Jeff Rubin, a former partner in Dylan’s Candy Bar, opened the first It’Sugar in 2006 in Atlantic City, NJ. According to the business’s website, he envisioned the store as “a one-of-a-kind retail destination with a humorous twist that mirrored his unique personality.” There is definitely a particular sophomoric sensibility to the look of the stores: a kind of nostalgic retro Vegas, hypersaturated, accessible—the Victoria’s Secret of candy stores. Bright magenta, lots of dirty jokes, and gag items abound. Sample products: Camel Balls sour bubble gum, SNL-themed candies such as Colon Blow and Dick in a Box, and a giant gummy mug of beer. The logo typeface, a wide extended sans serif with rounded strokes, has less cool chic and more mass market hysteria about it. It’s hot in a cheap-looking way.
Founders Rosie O’Neill and Josh Resnick based their business model on a simple idea: Why should kids have all the fun? Company lore has that brainstorm happening during their third date, a viewing of Willy Wonka and the Chocolate Factory. The couple, now married, opened their first luxury candy boutique in Beverly Hills in 2013. The look of their modern emporiums aims squarely at adults in search of curated artisanal products doled out in tiny Lucite cubes. The pretty packaging, is, not coincidentally, Instagram-ready, and the stark white stores radiate restraint and exclusiveness.

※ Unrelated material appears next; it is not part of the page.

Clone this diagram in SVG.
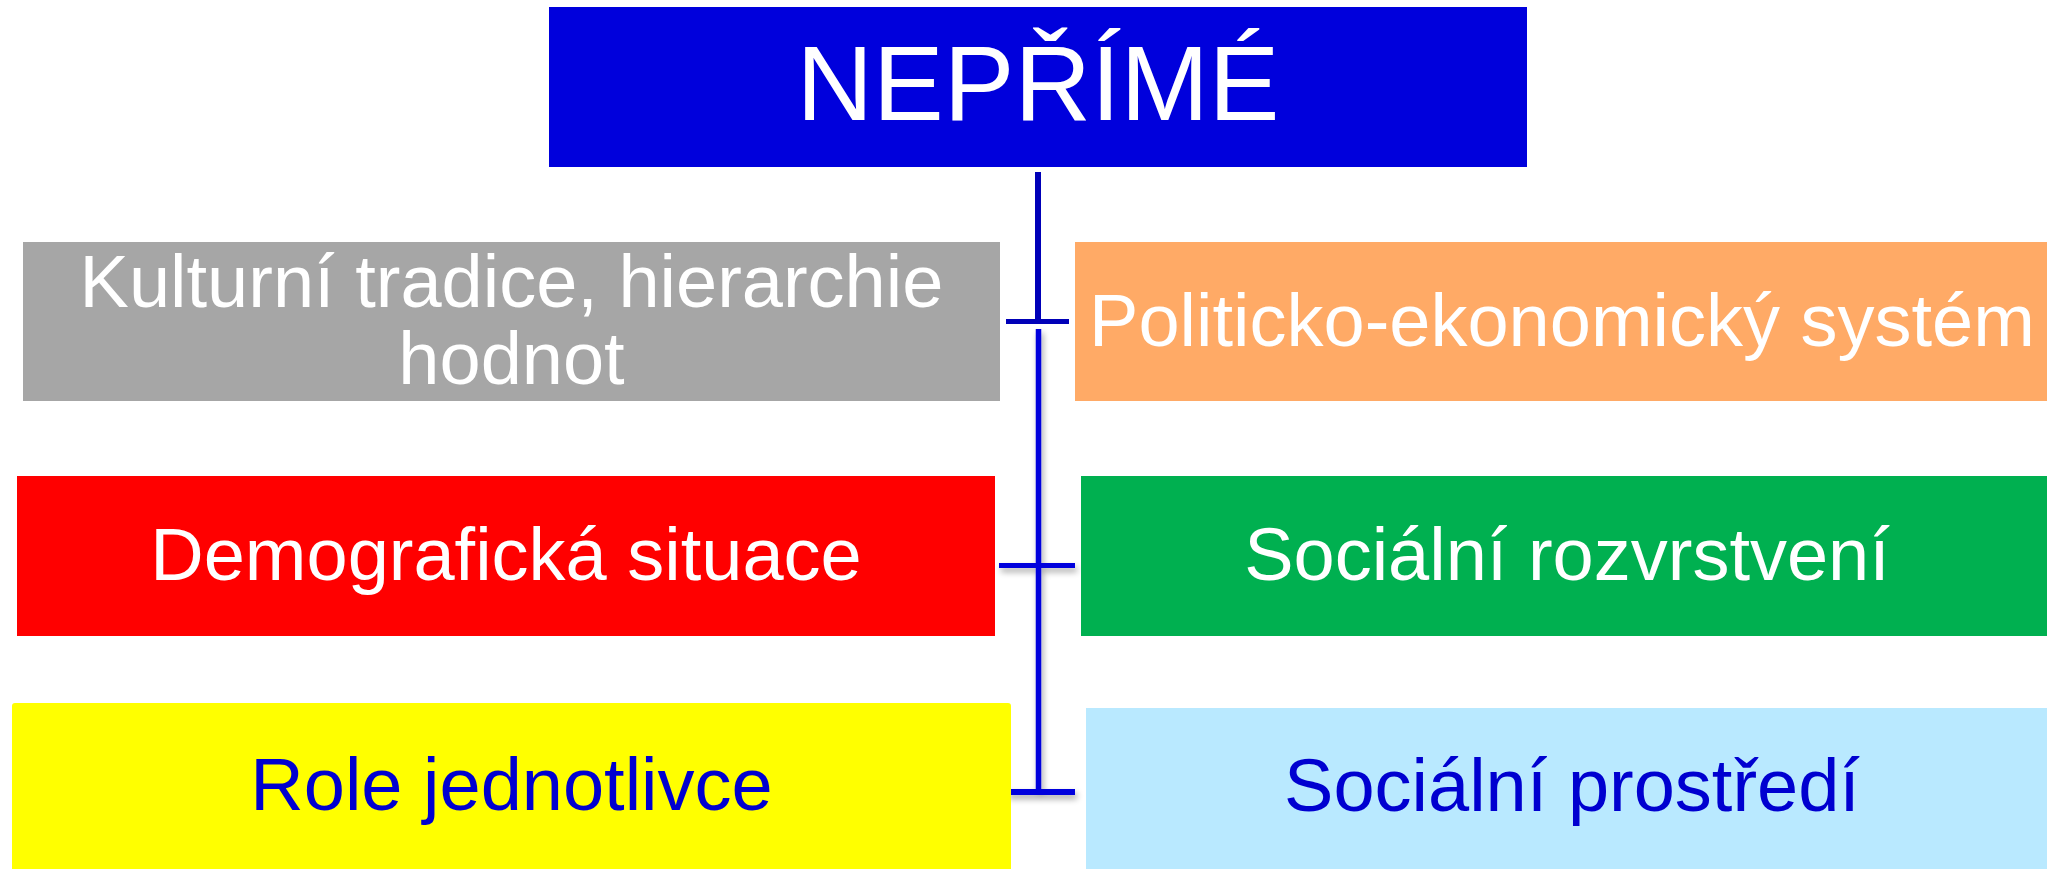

You are not going to go over the top here, or feel blinded by colorful candy-themed architecture. Instead you will nibble on rosé flavored gummy bears (also available in bourbon and champagne flavors), or sample the tequila and single malt scotch cordials. The store identity features pastel-blue packaging lettered with tiny, letterspaced, discreet white old-style type. No kid stuff.